Information provided:

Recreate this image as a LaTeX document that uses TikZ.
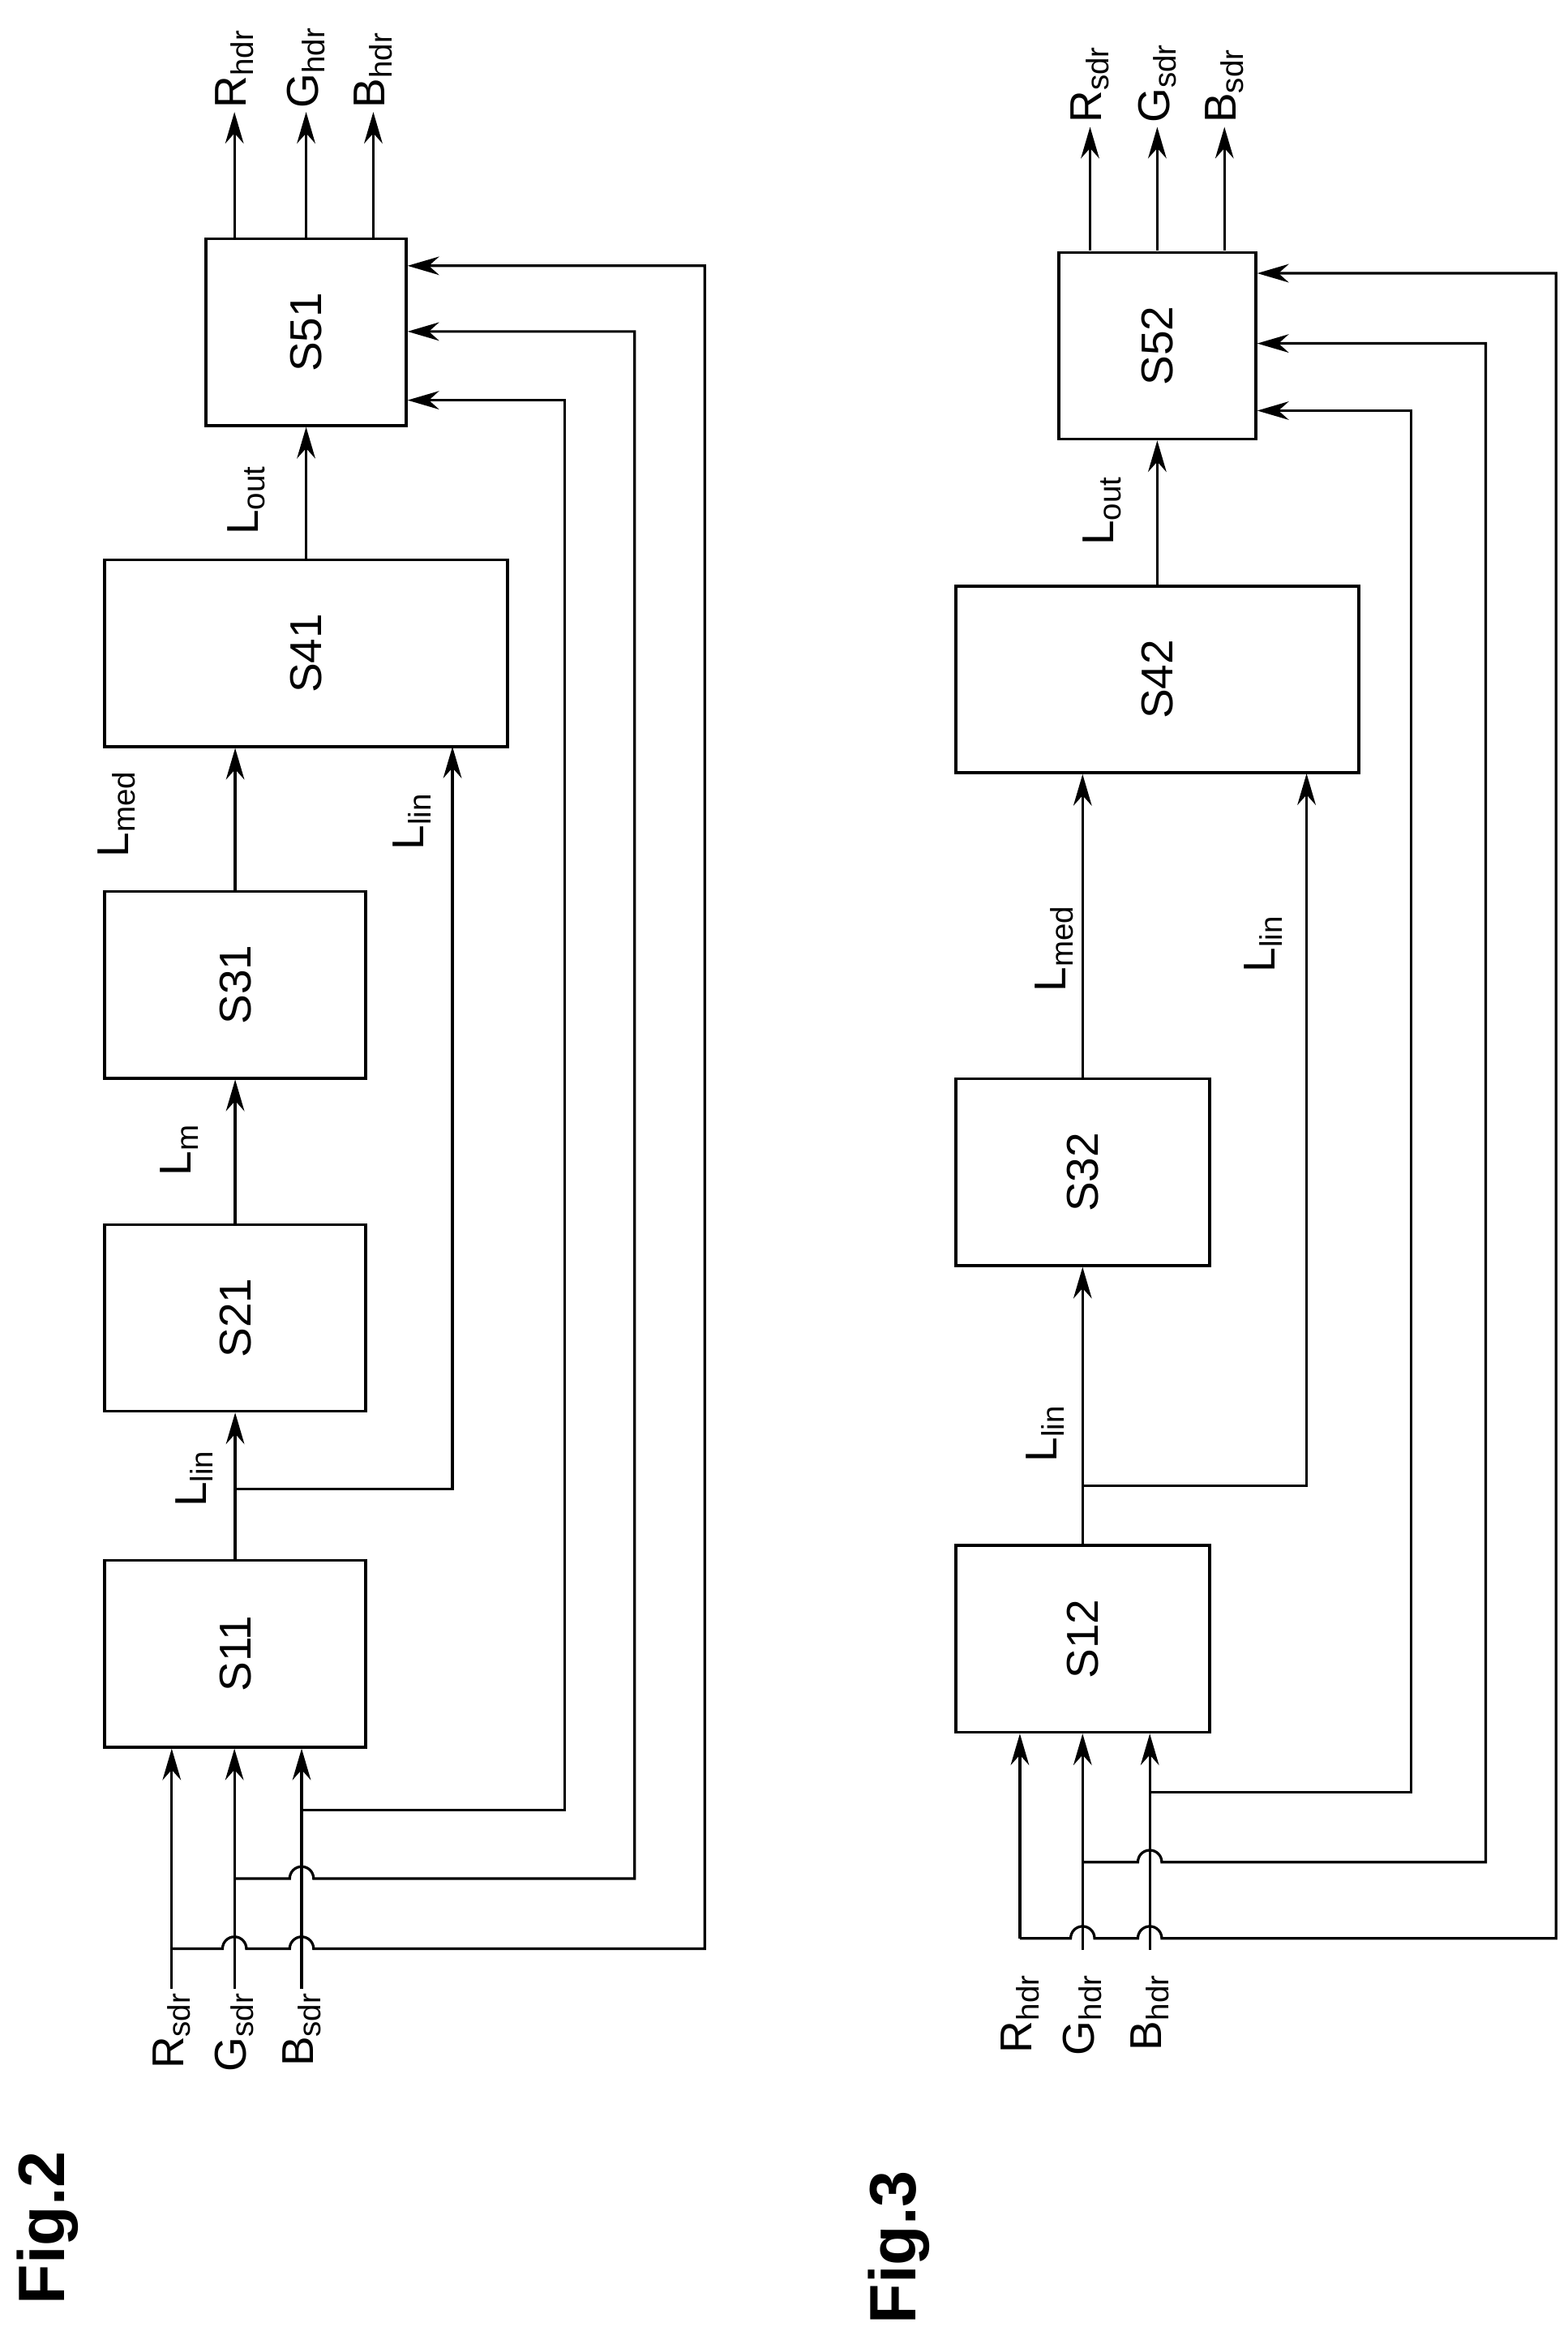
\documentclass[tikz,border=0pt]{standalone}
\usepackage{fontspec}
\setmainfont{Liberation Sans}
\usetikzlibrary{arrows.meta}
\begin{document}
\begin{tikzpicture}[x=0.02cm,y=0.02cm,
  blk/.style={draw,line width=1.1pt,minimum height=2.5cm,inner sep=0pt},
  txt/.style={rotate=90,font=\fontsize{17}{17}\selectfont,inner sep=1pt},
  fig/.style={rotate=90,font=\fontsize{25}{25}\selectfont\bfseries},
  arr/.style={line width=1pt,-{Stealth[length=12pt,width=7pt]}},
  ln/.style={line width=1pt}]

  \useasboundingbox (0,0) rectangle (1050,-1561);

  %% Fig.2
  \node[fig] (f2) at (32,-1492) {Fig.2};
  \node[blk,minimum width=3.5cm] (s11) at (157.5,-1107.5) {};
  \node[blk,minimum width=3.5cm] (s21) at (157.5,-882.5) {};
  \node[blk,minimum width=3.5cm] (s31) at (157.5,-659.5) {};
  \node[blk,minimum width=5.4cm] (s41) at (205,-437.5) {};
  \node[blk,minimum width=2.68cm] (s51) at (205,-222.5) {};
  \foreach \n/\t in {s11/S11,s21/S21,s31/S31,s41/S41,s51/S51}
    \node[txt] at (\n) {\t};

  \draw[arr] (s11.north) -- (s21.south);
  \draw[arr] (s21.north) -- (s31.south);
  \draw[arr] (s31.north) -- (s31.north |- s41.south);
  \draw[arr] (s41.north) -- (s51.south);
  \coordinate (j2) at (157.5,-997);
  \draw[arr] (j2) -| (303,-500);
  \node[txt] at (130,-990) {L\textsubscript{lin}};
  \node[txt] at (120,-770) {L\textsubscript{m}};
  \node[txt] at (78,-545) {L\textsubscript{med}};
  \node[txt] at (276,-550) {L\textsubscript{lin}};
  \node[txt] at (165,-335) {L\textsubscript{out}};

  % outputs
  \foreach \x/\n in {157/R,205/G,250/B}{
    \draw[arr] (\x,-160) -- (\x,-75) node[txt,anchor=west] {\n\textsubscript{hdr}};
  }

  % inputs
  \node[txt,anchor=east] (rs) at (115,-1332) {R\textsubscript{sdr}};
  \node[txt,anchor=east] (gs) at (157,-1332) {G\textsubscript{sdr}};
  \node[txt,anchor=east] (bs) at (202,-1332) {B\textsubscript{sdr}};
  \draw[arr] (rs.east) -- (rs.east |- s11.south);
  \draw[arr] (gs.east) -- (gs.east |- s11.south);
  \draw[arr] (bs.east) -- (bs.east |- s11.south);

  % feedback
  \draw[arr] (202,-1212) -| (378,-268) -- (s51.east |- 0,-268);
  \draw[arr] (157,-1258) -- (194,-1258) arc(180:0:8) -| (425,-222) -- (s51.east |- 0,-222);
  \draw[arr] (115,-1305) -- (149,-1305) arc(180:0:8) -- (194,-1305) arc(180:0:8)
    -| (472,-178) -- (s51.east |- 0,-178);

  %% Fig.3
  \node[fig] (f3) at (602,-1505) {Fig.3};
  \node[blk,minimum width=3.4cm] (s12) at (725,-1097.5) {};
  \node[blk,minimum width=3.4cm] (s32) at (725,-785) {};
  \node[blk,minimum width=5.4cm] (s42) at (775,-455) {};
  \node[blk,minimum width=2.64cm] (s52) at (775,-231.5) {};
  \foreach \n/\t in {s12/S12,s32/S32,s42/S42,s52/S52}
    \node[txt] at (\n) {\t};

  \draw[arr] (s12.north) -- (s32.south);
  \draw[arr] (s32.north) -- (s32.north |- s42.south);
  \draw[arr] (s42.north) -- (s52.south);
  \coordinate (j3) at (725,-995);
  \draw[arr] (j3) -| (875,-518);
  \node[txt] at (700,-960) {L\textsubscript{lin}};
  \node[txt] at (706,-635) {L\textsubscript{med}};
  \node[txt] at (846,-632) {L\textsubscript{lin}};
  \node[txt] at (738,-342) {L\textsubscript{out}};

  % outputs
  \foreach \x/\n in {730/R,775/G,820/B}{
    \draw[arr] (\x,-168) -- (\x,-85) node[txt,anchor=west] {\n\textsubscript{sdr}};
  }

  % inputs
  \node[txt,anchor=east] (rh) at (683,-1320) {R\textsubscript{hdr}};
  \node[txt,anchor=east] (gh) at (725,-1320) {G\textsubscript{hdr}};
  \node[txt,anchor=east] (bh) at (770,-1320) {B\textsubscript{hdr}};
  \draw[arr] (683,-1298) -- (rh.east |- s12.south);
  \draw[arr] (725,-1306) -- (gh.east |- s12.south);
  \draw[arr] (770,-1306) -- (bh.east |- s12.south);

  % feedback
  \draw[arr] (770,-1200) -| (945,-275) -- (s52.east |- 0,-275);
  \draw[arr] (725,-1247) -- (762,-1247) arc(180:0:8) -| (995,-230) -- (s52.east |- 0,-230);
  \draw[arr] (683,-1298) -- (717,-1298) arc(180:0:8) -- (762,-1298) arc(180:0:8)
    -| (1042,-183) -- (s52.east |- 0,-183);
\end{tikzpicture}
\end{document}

Given instruction:
Repeat verbatim all the material, but not the pictures.

In response:
Recreate this image as a LaTeX document that uses TikZ.
\documentclass[tikz,border=0pt]{standalone}
\usepackage{fontspec}
\setmainfont{Liberation Sans}
\usetikzlibrary{arrows.meta}
\begin{document}
\begin{tikzpicture}[x=0.02cm,y=0.02cm,
  blk/.style={draw,line width=1.1pt,minimum height=2.5cm,inner sep=0pt},
  txt/.style={rotate=90,font=\fontsize{17}{17}\selectfont,inner sep=1pt},
  fig/.style={rotate=90,font=\fontsize{25}{25}\selectfont\bfseries},
  arr/.style={line width=1pt,-{Stealth[length=12pt,width=7pt]}},
  ln/.style={line width=1pt}]

  \useasboundingbox (0,0) rectangle (1050,-1561);

  %% Fig.2
  \node[fig] (f2) at (32,-1492) {Fig.2};
  \node[blk,minimum width=3.5cm] (s11) at (157.5,-1107.5) {};
  \node[blk,minimum width=3.5cm] (s21) at (157.5,-882.5) {};
  \node[blk,minimum width=3.5cm] (s31) at (157.5,-659.5) {};
  \node[blk,minimum width=5.4cm] (s41) at (205,-437.5) {};
  \node[blk,minimum width=2.68cm] (s51) at (205,-222.5) {};
  \foreach \n/\t in {s11/S11,s21/S21,s31/S31,s41/S41,s51/S51}
    \node[txt] at (\n) {\t};

  \draw[arr] (s11.north) -- (s21.south);
  \draw[arr] (s21.north) -- (s31.south);
  \draw[arr] (s31.north) -- (s31.north |- s41.south);
  \draw[arr] (s41.north) -- (s51.south);
  \coordinate (j2) at (157.5,-997);
  \draw[arr] (j2) -| (303,-500);
  \node[txt] at (130,-990) {L\textsubscript{lin}};
  \node[txt] at (120,-770) {L\textsubscript{m}};
  \node[txt] at (78,-545) {L\textsubscript{med}};
  \node[txt] at (276,-550) {L\textsubscript{lin}};
  \node[txt] at (165,-335) {L\textsubscript{out}};

  % outputs
  \foreach \x/\n in {157/R,205/G,250/B}{
    \draw[arr] (\x,-160) -- (\x,-75) node[txt,anchor=west] {\n\textsubscript{hdr}};
  }

  % inputs
  \node[txt,anchor=east] (rs) at (115,-1332) {R\textsubscript{sdr}};
  \node[txt,anchor=east] (gs) at (157,-1332) {G\textsubscript{sdr}};
  \node[txt,anchor=east] (bs) at (202,-1332) {B\textsubscript{sdr}};
  \draw[arr] (rs.east) -- (rs.east |- s11.south);
  \draw[arr] (gs.east) -- (gs.east |- s11.south);
  \draw[arr] (bs.east) -- (bs.east |- s11.south);

  % feedback
  \draw[arr] (202,-1212) -| (378,-268) -- (s51.east |- 0,-268);
  \draw[arr] (157,-1258) -- (194,-1258) arc(180:0:8) -| (425,-222) -- (s51.east |- 0,-222);
  \draw[arr] (115,-1305) -- (149,-1305) arc(180:0:8) -- (194,-1305) arc(180:0:8)
    -| (472,-178) -- (s51.east |- 0,-178);

  %% Fig.3
  \node[fig] (f3) at (602,-1505) {Fig.3};
  \node[blk,minimum width=3.4cm] (s12) at (725,-1097.5) {};
  \node[blk,minimum width=3.4cm] (s32) at (725,-785) {};
  \node[blk,minimum width=5.4cm] (s42) at (775,-455) {};
  \node[blk,minimum width=2.64cm] (s52) at (775,-231.5) {};
  \foreach \n/\t in {s12/S12,s32/S32,s42/S42,s52/S52}
    \node[txt] at (\n) {\t};

  \draw[arr] (s12.north) -- (s32.south);
  \draw[arr] (s32.north) -- (s32.north |- s42.south);
  \draw[arr] (s42.north) -- (s52.south);
  \coordinate (j3) at (725,-995);
  \draw[arr] (j3) -| (875,-518);
  \node[txt] at (700,-960) {L\textsubscript{lin}};
  \node[txt] at (706,-635) {L\textsubscript{med}};
  \node[txt] at (846,-632) {L\textsubscript{lin}};
  \node[txt] at (738,-342) {L\textsubscript{out}};

  % outputs
  \foreach \x/\n in {730/R,775/G,820/B}{
    \draw[arr] (\x,-168) -- (\x,-85) node[txt,anchor=west] {\n\textsubscript{sdr}};
  }

  % inputs
  \node[txt,anchor=east] (rh) at (683,-1320) {R\textsubscript{hdr}};
  \node[txt,anchor=east] (gh) at (725,-1320) {G\textsubscript{hdr}};
  \node[txt,anchor=east] (bh) at (770,-1320) {B\textsubscript{hdr}};
  \draw[arr] (683,-1298) -- (rh.east |- s12.south);
  \draw[arr] (725,-1306) -- (gh.east |- s12.south);
  \draw[arr] (770,-1306) -- (bh.east |- s12.south);

  % feedback
  \draw[arr] (770,-1200) -| (945,-275) -- (s52.east |- 0,-275);
  \draw[arr] (725,-1247) -- (762,-1247) arc(180:0:8) -| (995,-230) -- (s52.east |- 0,-230);
  \draw[arr] (683,-1298) -- (717,-1298) arc(180:0:8) -- (762,-1298) arc(180:0:8)
    -| (1042,-183) -- (s52.east |- 0,-183);
\end{tikzpicture}
\end{document}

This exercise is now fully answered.